Why I wrote The Happy Inheritor
Two weeks after selling our family’s business – the business that my father started in 1973, the one I ran for 8 years as CEO -- I sat down and wrote Every Family’s Business. The book was and easily remains the most contrarian book on the subject of family business succession planning.
That was 17 years ago, and with over a million copies in circulation Every Family’s Business continues to sell-well and polarize family business consultants, many of whom are dedicated to a competing idea of perpetuating a business from one generation to the next, at any cost.
So polarizing is the book’s message among practitioners, that after one of my keynote speeches in Philadelphia, the local Family Firm Institute Chapter folded.
17 years ago, the concept of thought-leadership didn’t exist, but that’s what I was – and that’s what I remain.
I followed Every Family’s Business five years later with a book entitled Willing Wisdom that set out to explain why 158 million US and Canadian adults do not have a legal will. Appealing to a wider audience, the book easily outsold Every Family’s Business and extended my time on the speaking circuit by a decade.
Despite 2000 keynotes in 28 countries and 4 continents over the past 17 years – something was off. Something was definitely missing from my message.
I had already declared to my family, friends past clients that I was done writing books. That is until one morning in the fall of 2023 without warning, without a plan, without intentionality, I began typing a manuscript that became The Happy Inheritor. As the Chinese philosopher Lao Tzu said, “the journey of a thousand miles begins with a single step”. Once I typed the first sentence, the rest of the book flew off my finger-tips between the hours of 3:30 AM and 7:00AM for months on-end.
With a full decade since the release of Willing Wisdom, it turns out I had been researching and preparing The Happy Inheritor for a long time without knowing.
I couldn’t be more thrilled with the end-product, because the book finally resolves the biggest question I have been wrestling with for two decades – why do families struggle to talk about money -- especially inheritances?

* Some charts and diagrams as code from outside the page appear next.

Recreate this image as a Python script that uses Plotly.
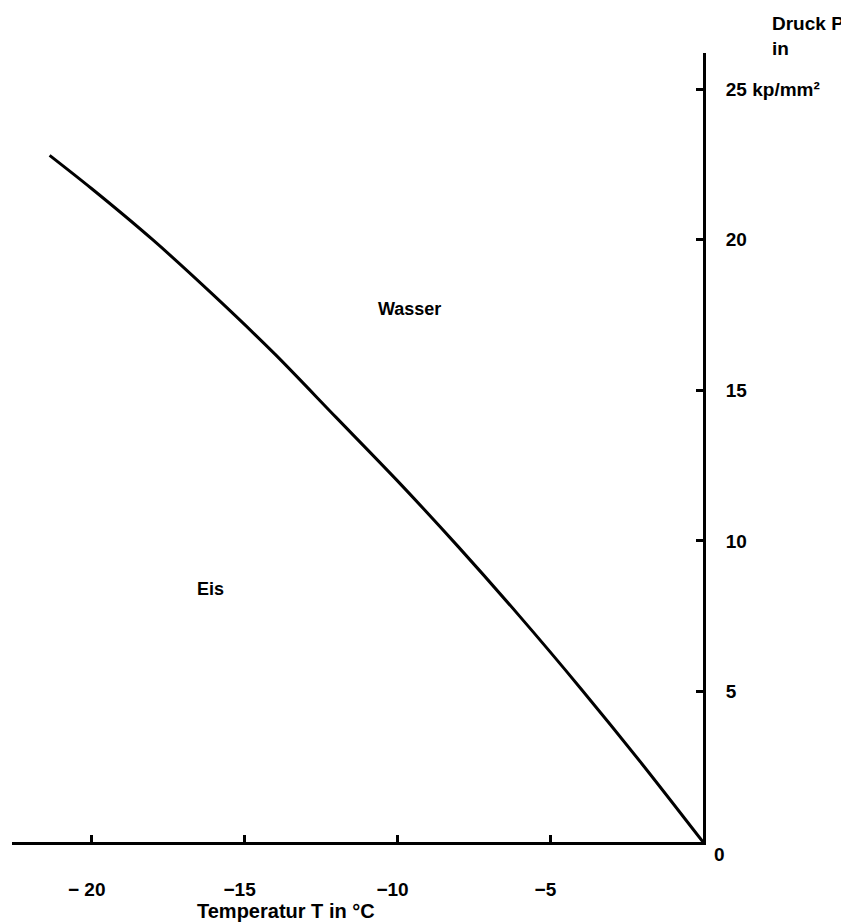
import plotly.graph_objects as go

# Data
temperatur = [-21.37, -20.0, -18.0, -16.0, -14.0, -12.0, -10.0, -8.0, -6.0, -4.0, -2.0, 0.0]
druck = [22.8, 21.7, 20.0, 18.15, 16.2, 14.1, 12.0, 9.8, 7.5, 5.1, 2.6, 0.0]

x_ticks = [-20, -15, -10, -5]
x_ticktext = ["\u2212 20\u2002", "\u221215\u2002", "\u221210\u2002", "\u22125\u2002"]
y_ticks = [5, 10, 15, 20, 25]
y_ticktext = ["5", "10", "15", "20", "25 kp/mm\u00b2"]

FONT = "Liberation Sans, Arial, sans-serif"
FS = 19

fig = go.Figure()
fig.add_trace(go.Scatter(
    x=temperatur, y=druck, mode="lines",
    line=dict(color="black", width=3, shape="spline", smoothing=0.8),
    hoverinfo="skip", showlegend=False,
))

# the page body adds an 8px offset; margins compensate for it
fig.update_layout(
    width=849, height=922,
    margin=dict(l=4, r=154, t=45, b=88),
    paper_bgcolor="white", plot_bgcolor="white",
    font=dict(family=FONT, size=FS, color="black", weight="bold"),
    xaxis=dict(
        range=[-22.6, 0], showgrid=False, zeroline=False,
        showline=True, linecolor="black", linewidth=3,
        ticks="inside", ticklen=7, tickwidth=3, tickcolor="black",
        tickvals=x_ticks, ticktext=x_ticktext,
        ticklabelstandoff=28,
        tickfont=dict(family=FONT, size=FS, weight="bold"),
        fixedrange=True,
    ),
    yaxis=dict(
        range=[0, 26.2], side="right", showgrid=False, zeroline=False,
        showline=True, linecolor="black", linewidth=3,
        ticks="inside", ticklen=7, tickwidth=3, tickcolor="black",
        tickvals=y_ticks, ticktext=y_ticktext,
        ticklabelstandoff=16,
        tickfont=dict(family=FONT, size=FS, weight="bold"),
        fixedrange=True,
    ),
    annotations=[
        dict(text="Druck P", xref="paper", yref="paper", x=1, y=1,
             xanchor="left", yanchor="middle", xshift=67, yshift=30,
             showarrow=False, font=dict(size=FS, weight="bold")),
        dict(text="in", xref="paper", yref="paper", x=1, y=1,
             xanchor="left", yanchor="middle", xshift=67, yshift=5,
             showarrow=False, font=dict(size=FS, weight="bold")),
        dict(text="0", xref="x", yref="y", x=0, y=0,
             xanchor="center", yanchor="middle", xshift=16, yshift=-12,
             showarrow=False, font=dict(size=FS, weight="bold")),
        dict(text="Temperatur T in \u00b0C", xref="paper", yref="paper",
             x=0, y=0, xanchor="center", yanchor="middle",
             xshift=274, yshift=-69,
             showarrow=False, font=dict(size=20, weight="bold")),
        dict(text="Wasser", xref="x", yref="y", x=-9.6, y=17.7,
             xanchor="center", yanchor="middle", showarrow=False,
             font=dict(size=18, weight=900)),
        dict(text="Eis", xref="x", yref="y", x=-16.1, y=8.4,
             xanchor="center", yanchor="middle", showarrow=False,
             font=dict(size=18, weight=900)),
    ],
)

fig.write_html("out.html")
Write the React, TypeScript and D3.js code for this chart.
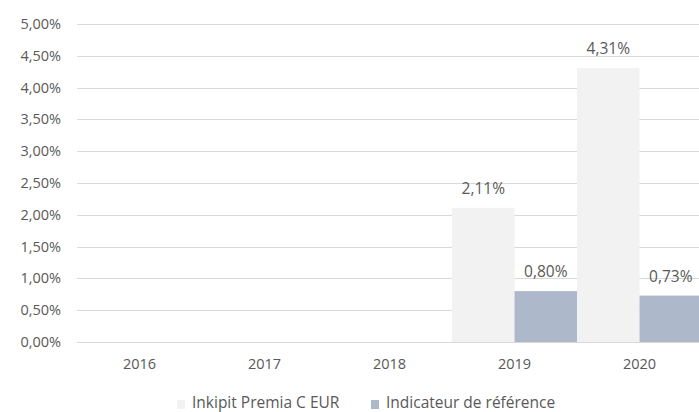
import React, { useEffect, useRef } from 'react';
import * as d3 from 'd3';

const years = ['2016', '2017', '2018', '2019', '2020'];
const seriesNames = ['Inkipit Premia C EUR', 'Indicateur de référence'];
const fundValues = [null, null, null, 2.11, 4.31];
const benchValues = [null, null, null, 0.8, 0.73];
const yTicks = [0, 0.5, 1, 1.5, 2, 2.5, 3, 3.5, 4, 4.5, 5];

const COLORS = ['#f2f2f2', '#adb9ca'];
const TEXT = '#595959';
const FONT = '"Open Sans", "Noto Sans", sans-serif';

const fmt = (v: number) => v.toFixed(2).replace('.', ',') + '%';

const App = () => {
  const svgRef = useRef<SVGSVGElement>(null);
  const width = 699;
  const height = 412;

  useEffect(() => {
    const svg = d3.select(svgRef.current);
    svg.selectAll('*').remove();

    // echelles
    const x = d3.scaleBand().domain(years).range([77, 702]).padding(0);
    const xs = d3.scaleBand().domain(seriesNames).range([0, x.bandwidth()]).padding(0);
    const y = d3.scaleLinear().domain([0, 5]).range([342, 24]);

    // grille
    svg.append('g')
      .selectAll('line')
      .data(yTicks)
      .enter()
      .append('line')
      .attr('x1', 77)
      .attr('x2', width)
      .attr('y1', d => Math.round(y(d)) + 0.5)
      .attr('y2', d => Math.round(y(d)) + 0.5)
      .attr('stroke', '#d9d9d9')
      .attr('stroke-width', 1);

    // etiquettes axe Y
    svg.append('g')
      .selectAll('text')
      .data(yTicks)
      .enter()
      .append('text')
      .attr('x', 61)
      .attr('y', d => y(d))
      .attr('dy', '0.35em')
      .attr('text-anchor', 'end')
      .attr('fill', TEXT)
      .style('font-family', FONT)
      .style('font-size', '14.5px')
      .text(d => fmt(d));

    // barres
    const series = [fundValues, benchValues];
    series.forEach((vals, si) => {
      const rows = years.map((yr, i) => ({ yr, v: vals[i] })).filter(d => d.v != null) as { yr: string; v: number }[];
      const g = svg.append('g');
      g.selectAll('rect')
        .data(rows)
        .enter()
        .append('rect')
        .attr('x', d => (x(d.yr) as number) + (xs(seriesNames[si]) as number))
        .attr('y', d => y(d.v))
        .attr('width', xs.bandwidth())
        .attr('height', d => y(0) - y(d.v))
        .attr('fill', COLORS[si]);
      g.selectAll('text')
        .data(rows)
        .enter()
        .append('text')
        .attr('x', d => (x(d.yr) as number) + (xs(seriesNames[si]) as number) + xs.bandwidth() / 2)
        .attr('y', d => y(d.v) - 14)
        .attr('text-anchor', 'middle')
        .attr('fill', TEXT)
        .style('font-family', FONT)
        .style('font-size', '15.5px')
        .text(d => fmt(d.v));
    });

    // axe X
    svg.append('g')
      .selectAll('text')
      .data(years)
      .enter()
      .append('text')
      .attr('x', d => (x(d) as number) + x.bandwidth() / 2)
      .attr('y', 369)
      .attr('text-anchor', 'middle')
      .attr('fill', TEXT)
      .style('font-family', FONT)
      .style('font-size', '14.5px')
      .text(d => d);

    // legende
    const legendX = [177, 371];
    const legend = svg.append('g');
    seriesNames.forEach((name, i) => {
      legend.append('rect')
        .attr('x', legendX[i])
        .attr('y', 400)
        .attr('width', 8)
        .attr('height', 9)
        .attr('fill', COLORS[i]);
      legend.append('text')
        .attr('x', legendX[i] + 15)
        .attr('y', 408)
        .attr('fill', TEXT)
        .style('font-family', FONT)
        .style('font-size', '15.5px')
        .text(name);
    });
  }, []);

  return (
    <svg
      ref={svgRef}
      width={width}
      height={height}
      style={{ position: 'absolute', left: 0, top: 0, background: '#fff' }}
    />
  );
};

export default App;
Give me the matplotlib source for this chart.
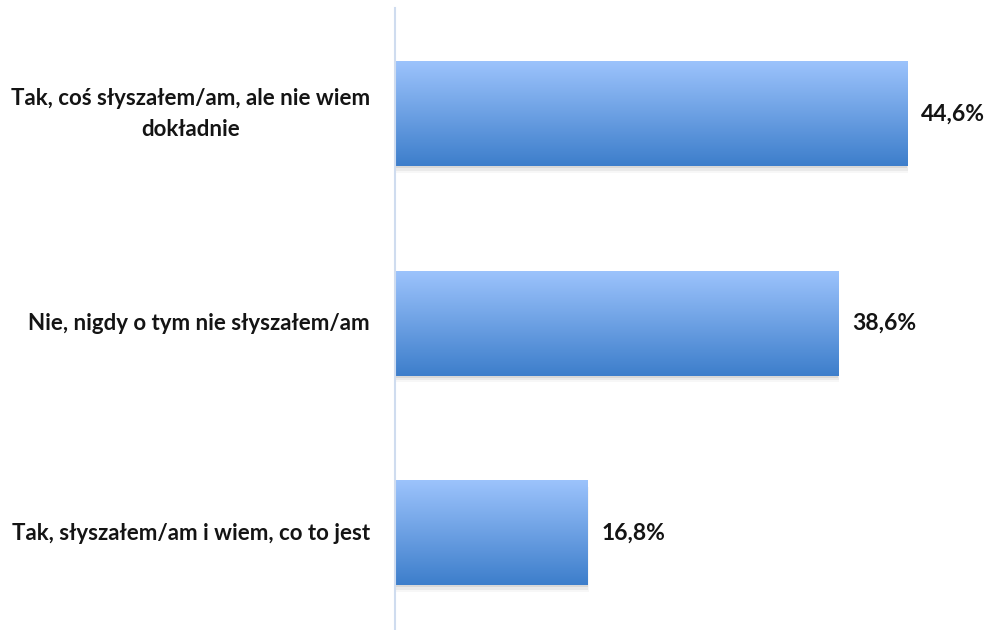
import matplotlib.pyplot as plt
import matplotlib.patches as mpatches
import numpy as np
from matplotlib.colors import LinearSegmentedColormap

categories = [
    "Tak, coś słyszałem/am, ale nie wiem\ndokładnie",
    "Nie, nigdy o tym nie słyszałem/am",
    "Tak, słyszałem/am i wiem, co to jest",
]
values = [44.6, 38.6, 16.8]
value_labels = ["44,6%", "38,6%", "16,8%"]

plt.rcParams['font.family'] = ['Lato', 'DejaVu Sans']

fig = plt.figure(figsize=(9.87, 6.3), dpi=100)
ax = fig.add_axes([395 / 987, 0, 592 / 987, 622 / 630])

bar_h = 0.5
ypos = np.arange(len(values))
grad = LinearSegmentedColormap.from_list("bar", ["#9cc3fc", "#3d7ecb"])
g = np.linspace(0, 1, 256).reshape(-1, 1)

for y, v, lab in zip(ypos, values, value_labels):
    # soft drop shadow under the bar
    for k, a in enumerate([0.07, 0.05, 0.03]):
        d = 0.005 * (k + 1)
        ax.add_patch(mpatches.Rectangle((0, y - bar_h / 2 + d * 2), v + d * 5, bar_h,
                                        facecolor="#000000", alpha=a, lw=0, zorder=1))
    ax.imshow(g, cmap=grad, aspect="auto", extent=(0, v, y + bar_h / 2, y - bar_h / 2),
              zorder=2, interpolation="bilinear")
    ax.text(v + 1.2, y, lab, ha="left", va="center", fontsize=16.5,
            fontweight="bold", color="#141414")

for y, c in zip(ypos, categories):
    ax.annotate(c, xy=(0, y), xycoords="data", xytext=(-25, 0), textcoords="offset pixels",
                ha="right", va="center", multialignment="center", fontsize=16,
                fontweight="bold", color="#141414", linespacing=1.55)

ax.set_xlim(0, 592 / 11.48)
ax.set_ylim(2.463, -0.506)
for s in ["top", "right", "bottom"]:
    ax.spines[s].set_visible(False)
ax.spines["left"].set_color("#cfdcef")
ax.spines["left"].set_linewidth(1.5)
ax.set_xticks([])
ax.set_yticks([])

fig.savefig("out.png", dpi=100)
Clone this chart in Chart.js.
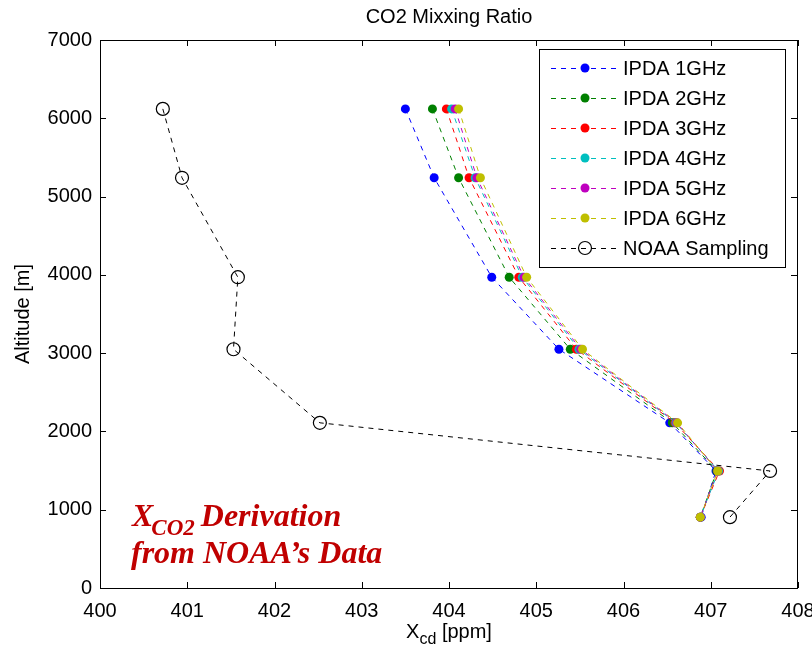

For some, this book will be an uncomfortable read, for others it will offer comfort and validation.
The Happy Inheritor shines a light on difficult people or bad actors sitting in plain sight who practice the most unspeakable abuse of family members, people who use their wealth to control and divide relationships. The often, covert nature of this abuse makes the damage insidious, and because their victims quite literally love their abusers. The mental health devastation is showing-up in tens of millions of people amplified by the biggest wealth transfer ever – a combined $3.3 Billion inherited every day in the US and Canada. That's not a typo - $3.3 Billion every day.
It is in this context of a mental health crisis of staggering proportions that The Happy Inheritor reveals why some business owners will only transfer control of their business on the day they die – even if they are in their nineties. It reveals why many of the 158 million US and Canadian adults who don’t have a legal will, never will (no pun intended). It reveals why the vast majority of people who do have a will, elect to keep their documents secret. And it reveals why many people will simply never agree to gather for a family meeting to prepare heirs for the orderly, transparent transfer of wealth.
The front cover of The Happy Inheritor sums-up The current Great Wealth Transfer this way: “Many people transfer wealth with great care and joy, while others use it to control and destroy.”
If one accepts that all progress starts by telling the truth, The Happy Inheritor is my best effort to honour the many brave people who shared their stories with me – people who are struggling in family webs spun long before they were born.
To give the tormentors a name, is the first step in a thousand-mile journey of recovery for victims -- tens of millions of people suffering mental abuse inside their own family where money in all its forms, be it a family business, a cottage or cash is used as a blunt instrument of control.
Like any trauma, a victim’s ultimate triumph lies in putting a stop to generational harm. When secrets about wealth are replaced with transparency, and control replaced with trust and kindness – a new generation of Happy Inheritors will emerge fully prepared to honour that which has been given.
The Happy Inheritor shows how healthy high-performance families rarely achieve generational success without the support and leadership of a trusted advisor who puts facilitated family meetings at the center of their process. The book reveals what a family meeting looks like, who is invited, where it takes place and what is discussed.
One reviewer, a successful advisor, called The Happy Inheritor the most important book he has ever read.
I couldn’t be more excited to see where this book takes readers, families and their advisors.